Olle Bærtling, Liljevalchs konsthall, 1961 Photo: Harry Dittmer/Tio

« The art of open form can be likened to the unknown forces and grandeur of the sky, of infinite spaces. »

OLLE BAERTLING

Born in 1911 in Halmstad, Sweden, died in 1981

Initially an expressionist, then a portraitist, he studied under André Lhote in 1948, and later under Fernand Léger. His admiration for Auguste Herbin led him to abstraction. He began exhibiting at the Salon des Réalités Nouvelles very early on. Baertling's painting, characterized by large black areas, often dominated by touches of green and red, achieves an extreme degree of simplification and power.

The Swedish painter and sculptor Olle Baertling is one of the few Nordic artists of the second half of the 20th century to have achieved international renown. Lacking any formal art training, Baertling worked as a banker until 1956. He developed as a painter from his early days in the Nordic Expressionist style, under the influence of Matisse, and later continued his studies with Fernand Léger in Paris. Olle Baertling began exploring the foundations of the pictorial language that would captivate him for the rest of his life in the early 1950s. During this period, he traveled from Stockholm to Paris, immersing himself in the emergence of abstract art in the French capital. It was at this time that he abandoned his earlier figurative artistic practice to devote himself fully to abstraction. His admiration for Auguste Herbin inspired him to find his own path in this direction, notably using powerful black lines to deconstruct the image. Subsequently, his paintings began to feature precise arrangements of triangles of varying sizes—corner-shaped pyramids whose apexes never lie within the canvas but seem to exist in a metaphysical space beyond. He called these "Open Forms," ​​which give the impression of pulling the image in different directions and at different speeds. He wished to introduce his Open Forms into as many contexts as possible, convinced that they represented the shapes of the future until the end of his life.

After his first solo exhibition at Denise René's gallery in Paris in 1955, he exhibited regularly in France and Scandinavia. From the beginning, he participated in the Salon des Réalités Nouvelles. In 1964, he was invited to exhibit at the Guggenheim Museum's annual exhibition in New York. That same year, Columbia University held his first major solo exhibition in New York. During the 1960s and 70s, the forms in his paintings became simpler: fewer in number, with larger expanses of vivid, vibrant color. The discovery revealed by this painting led to a new use of the image, blending architecture and sculpture. Olle Baertling's sculptures are themselves composed of lines that capture space. Like his paintings, the sculptures demonstrate an interest in elementary forms and the activation of energy. Olle Baertling's characteristic sculptural form takes the form of a steel zigzag, evoking a lightning bolt, as if the outline lines of the paintings had been torn from the canvas to be represented in three dimensions.

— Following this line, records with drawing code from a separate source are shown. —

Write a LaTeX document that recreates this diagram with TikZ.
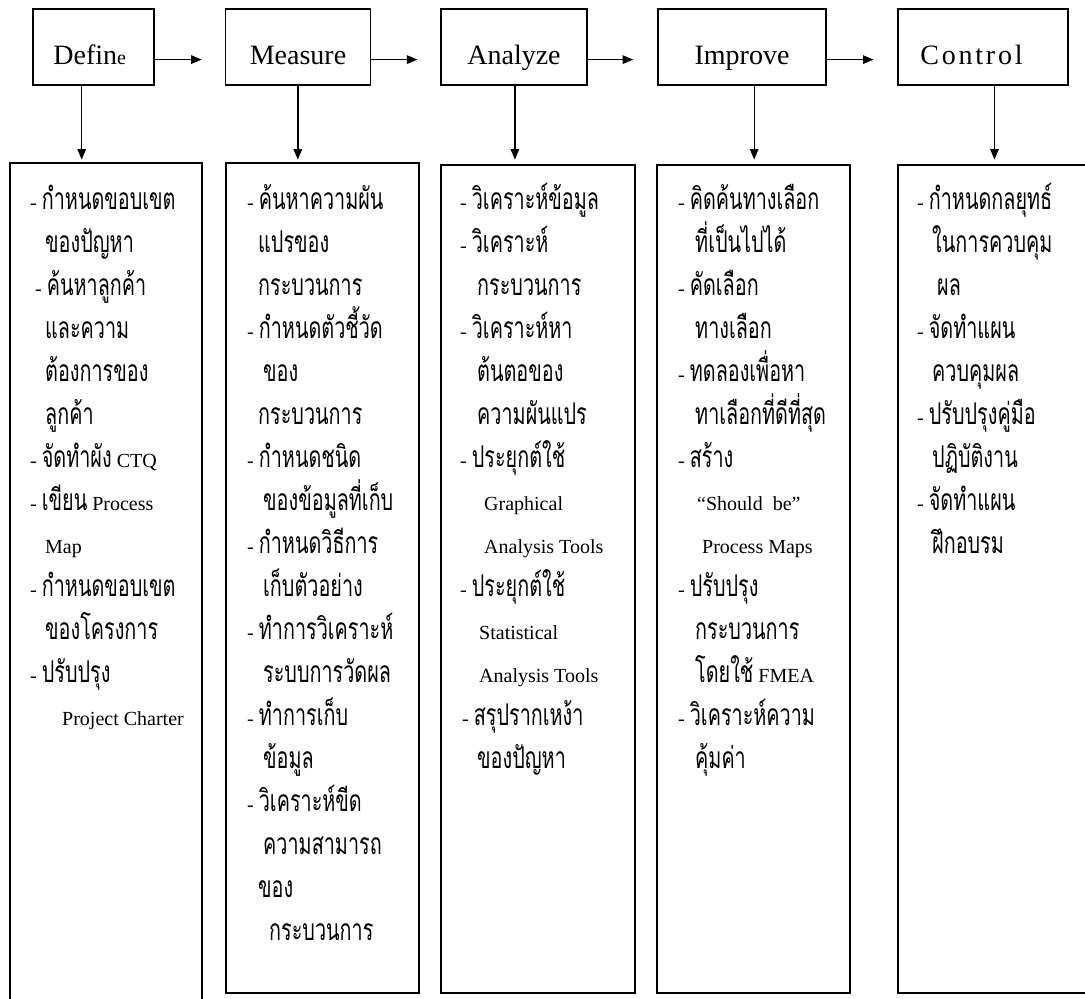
\documentclass[tikz,border=0pt]{standalone}
\usepackage{fontspec}
\setmainfont{Liberation Serif}
\newfontfamily\thaifont[Script=Thai,FakeStretch=0.66]{Loma}
\usetikzlibrary{arrows.meta}
\newcommand\tha[1]{{\thaifont\fontsize{30}{30}\selectfont #1}}
\newcommand\spaced[2]{{\addfontfeature{LetterSpace=#1}#2}}

\tikzset{
 stepbox/.style={draw,line width=1.5pt,minimum height=76pt,inner sep=0pt,
   text height=38pt,text depth=4pt,font=\fontsize{28}{32}\selectfont},
 listbox/.style={draw,line width=1.4pt,inner sep=0pt},
 item/.style={anchor=base west,inner sep=0pt,font=\fontsize{20}{24}\selectfont},
 arr/.style={line width=1.4pt,-{Triangle[length=10.5pt,width=8.5pt]}}
}

\begin{document}
\begin{tikzpicture}[x=1pt,y=-1pt]
\useasboundingbox (0,0) rectangle (1085,999);
% DMAIC steps
\node[stepbox,minimum width=121pt] (define) at (93.7,47) {Defin{\fontsize{20}{20}\selectfont e}\hspace*{8pt}};
\node[stepbox,minimum width=145pt] (measure) at (298,47) {Measure};
\node[stepbox,minimum width=146pt] (analyze) at (514,47) {Analyze};
\node[stepbox,minimum width=168pt] (improve) at (742,47) {Improve};
\node[stepbox,minimum width=170pt] (control) at (983,47) {\spaced{10}{Control}\hspace*{23pt}};

\coordinate (dm) at (201.7,59.6);
\coordinate (ma) at (417.4,59.6);
\coordinate (ai) at (633.2,59.6);
\coordinate (ic) at (873.5,59.6);
\draw[arr] (define.east |- dm) -- (dm);
\draw[arr] (measure.east |- ma) -- (ma);
\draw[arr] (analyze.east |- ai) -- (ai);
\draw[arr] (improve.east |- ic) -- (ic);

% lists below
\node[listbox,minimum width=192pt,minimum height=847pt] (deflist) at (106,586.5) {};
\node[listbox,minimum width=193pt,minimum height=830pt] (measlist) at (322.5,578) {};
\node[listbox,minimum width=194pt,minimum height=828pt] (analist) at (538,579) {};
\node[listbox,minimum width=193pt,minimum height=828pt] (implist) at (753.5,579) {};
\node[listbox,minimum width=202pt,minimum height=828pt] (conlist) at (999,579) {};

\coordinate (dd) at (81.7,159.6);
\coordinate (md) at (297.8,159.6);
\coordinate (ad) at (514.9,159.6);
\coordinate (id) at (754.2,159.6);
\coordinate (cd) at (994.5,159.6);
\draw[arr] (define.south -| dd) -- (dd);
\draw[arr] (measure.south -| md) -- (md);
\draw[arr] (analyze.south -| ad) -- (ad);
\draw[arr] (improve.south -| id) -- (id);
\draw[arr] (control.south -| cd) -- (cd);

\foreach \i/\x/\t in {1/30/{- \tha{กำหนดขอบเขต}},2/45/\tha{ของปัญหา},
  3/35/{- \tha{ค้นหาลูกค้า}},4/45/\tha{และความ},5/45/\tha{ต้องการของ},
  6/45/\tha{ลูกค้า},7/30/{- \tha{จัดทำผัง} CTQ},8/30/{- \tha{เขียน} Process},
  9/45/Map,10/30/{- \tha{กำหนดขอบเขต}},11/45/\tha{ของโครงการ},
  12/30/{- \tha{ปรับปรุง}},13/62/{Project Charter}}
 \node[item] (d\i) at (\x,{209+43*(\i-1)}) {\t};

\foreach \i/\x/\t in {1/247/{- \tha{ค้นหาความผัน}},2/258/\tha{แปรของ},
  3/258/\tha{กระบวนการ},4/247/{- \tha{กำหนดตัวชี้วัด}},5/263/\tha{ของ},
  6/258/\tha{กระบวนการ},7/247/{- \tha{กำหนดชนิด}},8/263/\tha{ของข้อมูลที่เก็บ},
  9/247/{- \tha{กำหนดวิธีการ}},10/263/\tha{เก็บตัวอย่าง},
  11/247/{- \tha{ทำการวิเคราะห์}},12/263/\tha{ระบบการวัดผล},
  13/247/{- \tha{ทำการเก็บ}},14/263/\tha{ข้อมูล},15/247/{- \tha{วิเคราะห์ขีด}},
  16/263/\tha{ความสามารถ},17/258/\tha{ของ},18/269/\tha{กระบวนการ}}
 \node[item] (m\i) at (\x,{209+43*(\i-1)}) {\t};

\foreach \i/\x/\t in {1/460/{- \tha{วิเคราะห์ข้อมูล}},2/460/{- \tha{วิเคราะห์}},
  3/477/\tha{กระบวนการ},4/460/{- \tha{วิเคราะห์หา}},5/477/\tha{ต้นตอของ},
  6/477/\tha{ความผันแปร},7/460/{- \tha{ประยุกต์ใช้}},8/484/Graphical,
  9/484/{Analysis Tools},10/460/{- \tha{ประยุกต์ใช้}},11/479/Statistical,
  12/479/{Analysis Tools},13/462/{- \tha{สรุปรากเหง้า}},14/477/\tha{ของปัญหา}}
 \node[item] (a\i) at (\x,{209+43*(\i-1)}) {\t};

\foreach \i/\x/\t in {1/678/{- \tha{คิดค้นทางเลือก}},2/695/\tha{ที่เป็นไปได้},
  3/678/{- \tha{คัดเลือก}},4/695/\tha{ทางเลือก},5/678/{- \tha{ทดลองเพื่อหา}},
  6/695/\tha{ทาเลือกที่ดีที่สุด},7/678/{- \tha{สร้าง}},8/697/{“Should~~be”},
  9/702/{Process Maps},10/678/{- \tha{ปรับปรุง}},11/695/\tha{กระบวนการ},
  12/695/{\tha{โดยใช้} FMEA},13/678/{- \tha{วิเคราะห์ความ}},14/695/\tha{คุ้มค่า}}
 \node[item] (i\i) at (\x,{209+43*(\i-1)}) {\t};

\foreach \i/\x/\t in {1/917/{- \tha{กำหนดกลยุทธ์}},2/932/\tha{ในการควบคุม},
  3/937/\tha{ผล},4/917/{- \tha{จัดทำแผน}},5/932/\tha{ควบคุมผล},
  6/917/{- \tha{ปรับปรุงคู่มือ}},7/932/\tha{ปฏิบัติงาน},8/917/{- \tha{จัดทำแผน}},
  9/932/\tha{ฝึกอบรม}}
 \node[item] (c\i) at (\x,{209+43*(\i-1)}) {\t};
\end{tikzpicture}
\end{document}
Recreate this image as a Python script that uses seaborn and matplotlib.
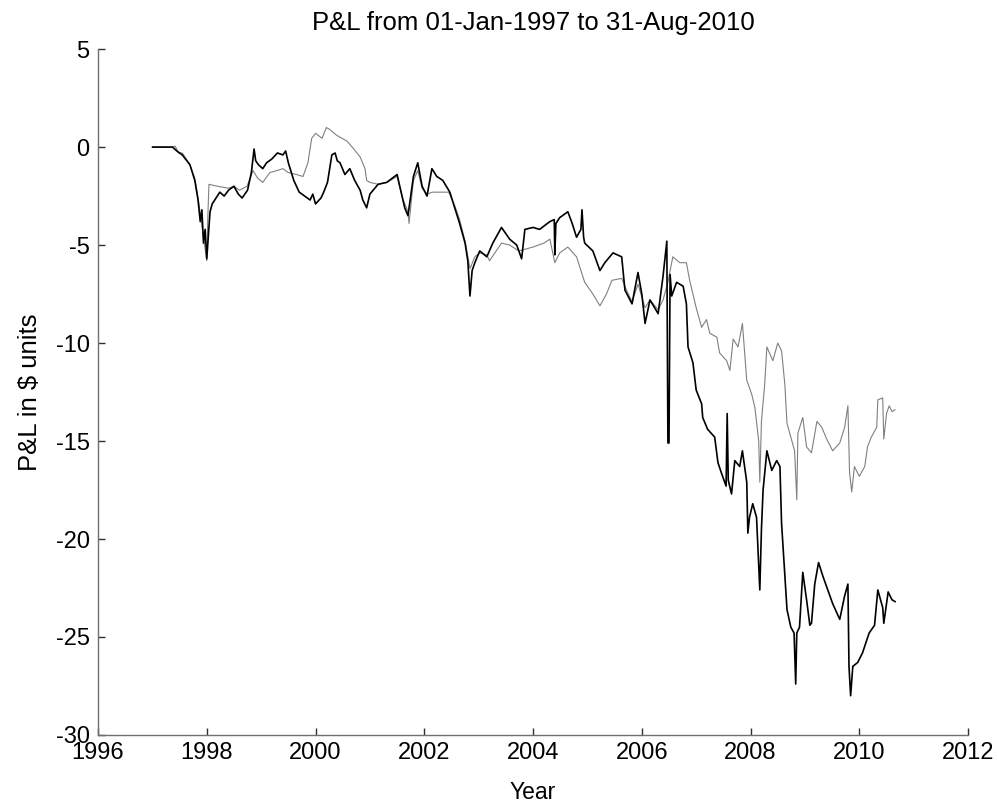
import numpy as np
import pandas as pd
import matplotlib
matplotlib.use("Agg")
import matplotlib.pyplot as plt
import seaborn as sns

# ---- data (decimal years, P&L in $ units) ----
black_dates = [1997.00, 1997.37, 1997.45, 1997.55, 1997.69, 1997.78, 1997.84, 1997.88, 1997.91, 1997.94,
               1997.97, 1998.00, 1998.03, 1998.06, 1998.10, 1998.17, 1998.24, 1998.32, 1998.40, 1998.50,
               1998.58, 1998.65, 1998.75, 1998.82, 1998.87, 1998.90, 1998.95, 1999.03, 1999.10, 1999.20,
               1999.30, 1999.40, 1999.45, 1999.50, 1999.60, 1999.70, 1999.80, 1999.90, 1999.95, 2000.00,
               2000.10, 2000.15, 2000.22, 2000.30, 2000.36, 2000.40, 2000.45, 2000.54, 2000.63, 2000.72,
               2000.82, 2000.87, 2000.94, 2001.00, 2001.15, 2001.31, 2001.50, 2001.55, 2001.64, 2001.70,
               2001.80, 2001.88, 2001.96, 2002.05, 2002.14, 2002.23, 2002.34, 2002.47, 2002.56, 2002.65,
               2002.75, 2002.80, 2002.84, 2002.88, 2002.93, 2003.02, 2003.15, 2003.26, 2003.42, 2003.57,
               2003.70, 2003.79, 2003.85, 2004.00, 2004.12, 2004.31, 2004.39, 2004.40, 2004.42, 2004.49,
               2004.64, 2004.72, 2004.80, 2004.88, 2004.90, 2004.93, 2004.95, 2005.10, 2005.23, 2005.32,
               2005.47, 2005.63, 2005.69, 2005.82, 2005.93, 2006.00, 2006.06, 2006.15, 2006.30, 2006.39,
               2006.46, 2006.48, 2006.50, 2006.52, 2006.55, 2006.64, 2006.76, 2006.82, 2006.85, 2006.94,
               2007.00, 2007.10, 2007.12, 2007.21, 2007.34, 2007.40, 2007.46, 2007.55, 2007.57, 2007.59,
               2007.65, 2007.71, 2007.80, 2007.85, 2007.93, 2007.95, 2007.98, 2008.04, 2008.11, 2008.17,
               2008.20, 2008.23, 2008.30, 2008.39, 2008.48, 2008.54, 2008.57, 2008.63, 2008.67, 2008.74,
               2008.80, 2008.83, 2008.85, 2008.90, 2008.96, 2009.03, 2009.09, 2009.12, 2009.18, 2009.25,
               2009.33, 2009.42, 2009.51, 2009.64, 2009.73, 2009.79, 2009.81, 2009.84, 2009.88, 2009.97,
               2010.06, 2010.18, 2010.28, 2010.34, 2010.43, 2010.45, 2010.53, 2010.60, 2010.66]
black_pnl = [0.0, 0.0, -0.2, -0.4, -0.9, -1.7, -2.7, -3.8, -3.2, -4.9,
             -4.2, -5.7, -4.5, -3.3, -2.9, -2.6, -2.3, -2.5, -2.2, -2.0,
             -2.4, -2.6, -2.2, -1.3, -0.1, -0.7, -0.9, -1.1, -0.8, -0.6,
             -0.3, -0.4, -0.2, -0.8, -1.7, -2.3, -2.5, -2.7, -2.4, -2.9,
             -2.6, -2.3, -1.8, -0.4, -0.3, -0.7, -0.8, -1.4, -1.1, -1.7,
             -2.2, -2.7, -3.1, -2.4, -1.9, -1.8, -1.4, -2.0, -3.1, -3.5,
             -1.5, -0.8, -2.0, -2.5, -1.1, -1.5, -1.7, -2.3, -3.1, -3.9,
             -4.9, -5.8, -7.6, -6.3, -5.9, -5.3, -5.6, -4.9, -4.1, -4.7,
             -5.0, -5.7, -4.2, -4.1, -4.2, -3.8, -3.7, -5.5, -3.9, -3.6,
             -3.3, -3.9, -4.6, -4.2, -3.2, -4.6, -4.9, -5.3, -6.3, -5.9,
             -5.4, -5.6, -7.3, -8.0, -6.4, -7.5, -9.0, -7.8, -8.5, -6.6,
             -4.8, -15.1, -15.1, -6.5, -7.6, -6.9, -7.1, -8.0, -10.2, -11.0,
             -12.4, -13.1, -13.8, -14.4, -14.8, -16.1, -16.6, -17.3, -13.6, -17.0,
             -17.7, -16.0, -16.3, -15.5, -17.1, -19.7, -18.9, -18.2, -18.9, -22.6,
             -19.5, -17.5, -15.5, -16.5, -16.0, -16.3, -19.2, -21.8, -23.6, -24.5,
             -24.8, -27.4, -24.8, -24.5, -21.7, -23.1, -24.4, -24.3, -22.3, -21.2,
             -21.9, -22.6, -23.3, -24.1, -22.9, -22.3, -26.5, -28.0, -26.5, -26.3,
             -25.8, -24.8, -24.4, -22.6, -23.5, -24.3, -22.7, -23.1, -23.2]

gray_dates = [1997.00, 1997.37, 1997.42, 1997.48, 1997.55, 1997.69, 1997.78, 1997.84, 1997.90, 1997.94,
              1998.00, 1998.02, 1998.04, 1998.20, 1998.40, 1998.50, 1998.60, 1998.74, 1998.85, 1998.94,
              1999.03, 1999.16, 1999.29, 1999.40, 1999.50, 1999.65, 1999.77, 1999.86, 1999.93, 2000.00,
              2000.12, 2000.20, 2000.26, 2000.39, 2000.58, 2000.69, 2000.82, 2000.91, 2000.94, 2001.00,
              2001.15, 2001.31, 2001.50, 2001.60, 2001.70, 2001.72, 2001.80, 2001.88, 2001.96, 2002.05,
              2002.15, 2002.30, 2002.45, 2002.56, 2002.65, 2002.75, 2002.84, 2002.93, 2003.02, 2003.15,
              2003.20, 2003.42, 2003.57, 2003.74, 2004.00, 2004.20, 2004.31, 2004.40, 2004.49, 2004.64,
              2004.80, 2004.95, 2005.10, 2005.23, 2005.35, 2005.45, 2005.63, 2005.72, 2005.82, 2005.93,
              2006.06, 2006.15, 2006.30, 2006.39, 2006.48, 2006.57, 2006.70, 2006.82, 2006.88, 2007.00,
              2007.10, 2007.19, 2007.25, 2007.38, 2007.43, 2007.56, 2007.62, 2007.68, 2007.77, 2007.85,
              2007.93, 2008.02, 2008.08, 2008.15, 2008.17, 2008.20, 2008.26, 2008.30, 2008.41, 2008.50,
              2008.57, 2008.63, 2008.67, 2008.72, 2008.81, 2008.85, 2008.87, 2008.96, 2009.03, 2009.12,
              2009.22, 2009.31, 2009.40, 2009.51, 2009.64, 2009.73, 2009.79, 2009.82, 2009.86, 2009.91,
              2010.00, 2010.10, 2010.15, 2010.22, 2010.32, 2010.34, 2010.43, 2010.45, 2010.50, 2010.55,
              2010.60, 2010.66]
gray_pnl = [0.0, 0.0, 0.05, -0.3, -0.3, -0.9, -1.6, -2.6, -3.8, -4.6,
            -5.8, -3.5, -1.9, -2.0, -2.1, -2.0, -2.2, -2.0, -1.2, -1.6,
            -1.8, -1.3, -1.2, -1.1, -1.3, -1.4, -1.5, -0.8, 0.45, 0.7,
            0.45, 1.0, 0.9, 0.6, 0.3, -0.05, -0.5, -1.1, -1.7, -1.8,
            -1.9, -1.8, -1.5, -2.6, -3.3, -3.9, -1.7, -1.2, -2.1, -2.4,
            -2.3, -2.3, -2.3, -3.0, -3.7, -4.8, -6.2, -5.6, -5.4, -5.5,
            -5.8, -4.9, -5.0, -5.3, -5.1, -4.9, -4.7, -5.9, -5.4, -5.1,
            -5.6, -6.9, -7.5, -8.1, -7.5, -6.8, -6.7, -7.3, -7.9, -7.0,
            -8.2, -7.8, -8.3, -7.8, -6.9, -5.6, -5.9, -5.9, -6.8, -8.2,
            -9.2, -8.8, -9.5, -9.7, -10.5, -10.9, -11.4, -9.8, -10.2, -9.0,
            -11.9, -12.6, -13.3, -15.0, -17.1, -14.0, -12.1, -10.2, -10.9, -10.0,
            -10.4, -12.1, -14.1, -14.6, -15.5, -18.0, -14.6, -13.8, -15.3, -15.6,
            -14.0, -14.3, -14.9, -15.5, -15.1, -14.3, -13.2, -16.6, -17.6, -16.3,
            -16.8, -16.3, -15.3, -14.8, -14.3, -12.9, -12.8, -14.9, -13.6, -13.2,
            -13.5, -13.4]

x_ticks = [1996, 1998, 2000, 2002, 2004, 2006, 2008, 2010, 2012]
y_ticks = [-30, -25, -20, -15, -10, -5, 0, 5]

df_black = pd.DataFrame({"Year": black_dates, "PnL": black_pnl})
df_gray = pd.DataFrame({"Year": gray_dates, "PnL": gray_pnl})

sns.set_style("white")
plt.rcParams["font.family"] = ["Liberation Sans", "DejaVu Sans"]
plt.rcParams["text.color"] = "black"
plt.rcParams["axes.labelcolor"] = "black"
plt.rcParams["xtick.color"] = "black"
plt.rcParams["ytick.color"] = "black"

fig = plt.figure(figsize=(9.97, 8.05), dpi=100)
ax = fig.add_axes([0.0983, 0.087, 0.8727, 0.852])

sns.lineplot(data=df_gray, x="Year", y="PnL", ax=ax, color="#808080", linewidth=0.8,
             sort=False, estimator=None)
sns.lineplot(data=df_black, x="Year", y="PnL", ax=ax, color="black", linewidth=1.2,
             sort=False, estimator=None)

ax.set_xlim(1996, 2012)
ax.set_ylim(-30, 5)
ax.set_xticks(x_ticks)
ax.set_yticks(y_ticks)
ax.set_xticklabels([str(t) for t in x_ticks])
ax.set_yticklabels([str(t) for t in y_ticks])

for s in ["top", "right"]:
    ax.spines[s].set_visible(False)
for s in ["left", "bottom"]:
    ax.spines[s].set_color("#707070")
    ax.spines[s].set_linewidth(1.0)

ax.tick_params(axis="both", direction="in", length=5, width=1.0, color="#303030",
               labelsize=17, left=True, bottom=True)
ax.tick_params(axis="x", pad=5)
ax.tick_params(axis="y", pad=6)

ax.set_xlabel("Year", fontsize=16.5, labelpad=12)
ax.set_ylabel("P&L in $ units", fontsize=18.5, labelpad=10)
ax.set_title("P&L from 01-Jan-1997 to 31-Aug-2010", fontsize=18.5, pad=14)

fig.savefig("out.png", dpi=100, facecolor="white")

Each period in Olle Baertling's work is characterized by typical forms and colors, demonstrating the artist's systematic and meticulous exploration of painting. For example, his canvases from the 1950s are known for their dynamic forms, vibrant colors, and distinctive dimensions. In the 1960s, the artist focused on black, purple, and his characteristic greenish-white. The paintings of the 1970s are characterized by their monumentality and their red and magenta tones. In his artistic practice, Olle Baertling studied, learned, and repeated processes, methods, and techniques. However, each new application gave rise to a unique variation, never identical and always different, thus creating his own forms, paths, and perspectives. Olle Baertling was a futuristic optimist with utopian visions, including a keen interest in urban space. He championed the idea of ​​establishing a new capital in Hallandsåsen, in southern Sweden, because he felt Stockholm was too isolated. His projects included the paintings for the lobby of the first high-rise building in Hötorget, Stockholm, as well as the embellishment of Stockholm University and the Kulturhuset (Cultural Center). His perspective on postwar European modernism found admirers worldwide, including in the United States, where he held seventeen solo exhibitions before his death in 1981. Olle Baertling, by liberating our sensitivity to color, understood that the surface of the image and geometric forms are merely the starting point for an inner experience, the unfolding of a metamorphosis. Before our eyes, the surface transforms into a dematerialized space. It is an art that transforms our perception and imprints a new direction on the creation of the surrounding environment. A source of absolute energy, his art commands a dynamic interplay of open forms and sharp angles, without beginning or end, whose indomitable dynamic governs infinity.

Works in museums and public collections

Georges Pompidou National Centre for Art and Culture, Paris

National Museum of Modern Art, Paris

Museum of Modern Art, New York

Solomon R. Guggenheim Museum, New York

Tate Gallery, London

Galleria Nazionale d'Arte Moderna, Rome

Museum des 20. Jahrhunderts, Vienna

National Gallery, Berlin

Stedelijk Museum, Amsterdam

Royal Museums of Fine Arts of Belgium, Brussels

Museum of Modern Art, Mexico City

Selection of the main exhibitions

1956 Kunstakademien, Copenhagen, Denmark with Jacobsen and Mortensen

1966 Allen Memorial Art Museum, Ohio, USA

1977 Kunsthalle Düsseldorf, Germany

1981 Moderna Museet, Stockholm, Sweden

1983 Quadrat Bottrop, Germany

1990 Konstakademie, Stockholm, Sweden

2003 Retrospective Mjellby Konstmuseum, Halmstat, Sweden

Following
Following

Bauduin (1943-2022)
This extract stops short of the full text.